Does 'software engineering' even exist?

I'm not even sure software engineering exists, or whether it should be called as such. As a reference, I have a 'mechatronics engineering' MSc, which is mostly a mix of electrical and mechanincal engineering. These classic engineering fields are called 'engineering disciplines'.

Mechanical (and also civil) engineering is about 200 years old, electrical engineering is about 70-80. Whatever you're designing, you're leaning on the 'shoulders of giants', leveraging knowledge that may be more than a hundred years old.

Computer science has really branched from mathematics, and computer engineering, the practical side, branched from electrical engineering.
Software started eating the world about 30 years ago, and now people call themselves 'software engineers'. Heck, my employer calls me a software engineer! :D

Software engineering vs. hard sciences

Software engineering activities are similar to existing engineering practice in that you are modeling, measuring, researching and methodically refining a design in order to work towards some concrete end goal i.e. a product.
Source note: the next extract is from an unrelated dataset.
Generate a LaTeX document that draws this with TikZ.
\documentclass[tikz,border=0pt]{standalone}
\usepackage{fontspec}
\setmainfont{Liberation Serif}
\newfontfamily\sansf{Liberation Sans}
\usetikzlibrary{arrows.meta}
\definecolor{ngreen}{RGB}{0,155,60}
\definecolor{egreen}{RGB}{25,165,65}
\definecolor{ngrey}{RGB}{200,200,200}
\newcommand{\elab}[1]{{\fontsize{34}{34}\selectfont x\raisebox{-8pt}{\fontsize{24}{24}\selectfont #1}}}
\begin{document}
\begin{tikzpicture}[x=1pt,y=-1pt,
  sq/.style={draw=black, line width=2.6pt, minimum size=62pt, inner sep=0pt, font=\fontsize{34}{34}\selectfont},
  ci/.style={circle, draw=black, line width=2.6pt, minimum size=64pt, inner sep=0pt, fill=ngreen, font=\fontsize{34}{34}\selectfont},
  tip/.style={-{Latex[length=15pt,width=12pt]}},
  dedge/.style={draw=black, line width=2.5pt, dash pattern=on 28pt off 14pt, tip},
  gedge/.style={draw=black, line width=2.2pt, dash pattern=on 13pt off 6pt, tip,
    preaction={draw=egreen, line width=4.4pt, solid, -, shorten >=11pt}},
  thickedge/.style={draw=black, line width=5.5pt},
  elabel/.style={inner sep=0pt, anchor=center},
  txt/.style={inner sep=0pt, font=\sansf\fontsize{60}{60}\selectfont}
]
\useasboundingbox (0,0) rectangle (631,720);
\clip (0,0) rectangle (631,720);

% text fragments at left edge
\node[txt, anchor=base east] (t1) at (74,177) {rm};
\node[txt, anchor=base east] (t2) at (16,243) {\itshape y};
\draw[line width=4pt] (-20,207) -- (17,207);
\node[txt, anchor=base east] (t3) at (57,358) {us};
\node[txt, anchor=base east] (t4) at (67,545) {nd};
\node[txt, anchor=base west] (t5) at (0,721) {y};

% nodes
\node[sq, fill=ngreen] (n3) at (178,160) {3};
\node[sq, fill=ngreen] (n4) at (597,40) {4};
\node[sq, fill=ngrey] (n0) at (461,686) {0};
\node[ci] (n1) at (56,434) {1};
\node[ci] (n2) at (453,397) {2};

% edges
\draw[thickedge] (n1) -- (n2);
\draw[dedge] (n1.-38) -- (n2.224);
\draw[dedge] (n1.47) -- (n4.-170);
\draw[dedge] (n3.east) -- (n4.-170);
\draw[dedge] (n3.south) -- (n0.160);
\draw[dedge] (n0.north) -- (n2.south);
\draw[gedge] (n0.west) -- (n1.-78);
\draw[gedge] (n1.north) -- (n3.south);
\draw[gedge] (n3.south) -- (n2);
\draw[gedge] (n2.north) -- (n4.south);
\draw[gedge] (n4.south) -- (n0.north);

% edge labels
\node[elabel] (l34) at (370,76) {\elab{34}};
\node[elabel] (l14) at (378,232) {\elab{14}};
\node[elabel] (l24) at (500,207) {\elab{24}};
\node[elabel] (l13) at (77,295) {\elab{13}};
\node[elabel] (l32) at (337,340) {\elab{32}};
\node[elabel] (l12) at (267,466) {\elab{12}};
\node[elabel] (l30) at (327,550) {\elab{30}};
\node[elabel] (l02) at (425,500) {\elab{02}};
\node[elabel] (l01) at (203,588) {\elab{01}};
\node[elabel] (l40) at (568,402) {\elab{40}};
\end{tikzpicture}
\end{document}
On the other hand, software engineering is totally different, much 'softer' (no pun intended) than mechanical, electrical, chemical or civil engineering that build on hard sciences. There, if you want to do something, you refer to some relevant physical or whatever models, formulae, tables, whatever; get some results, maybe measure and simulate a bit and get a concrete result. Multiply by it some safety factor and there you go.

In software? Not so much. In that sense, it reminds me of soft sciences like social sciences or economics. For each problem, you have 10 different languages, 100 frameworks, 20 totally different 'paradigms' with their own consultants, zealots and flamewars, each getting replaced every 5 years. And several could produce a satisfying solution to your problem.

Mother Nature doesn't want to sell you anything when it comes to physical models. Consultants on the other hand do, when trying to sell their latest & greatest paradigms, 10x engineering practices and lean methodologies.

All in all, software engineering, if it exists, is fundamentally different than existing classical engineering disciplines, is changing much-much faster and probably we should come up with a better term for it, rather than abusing existing terminology.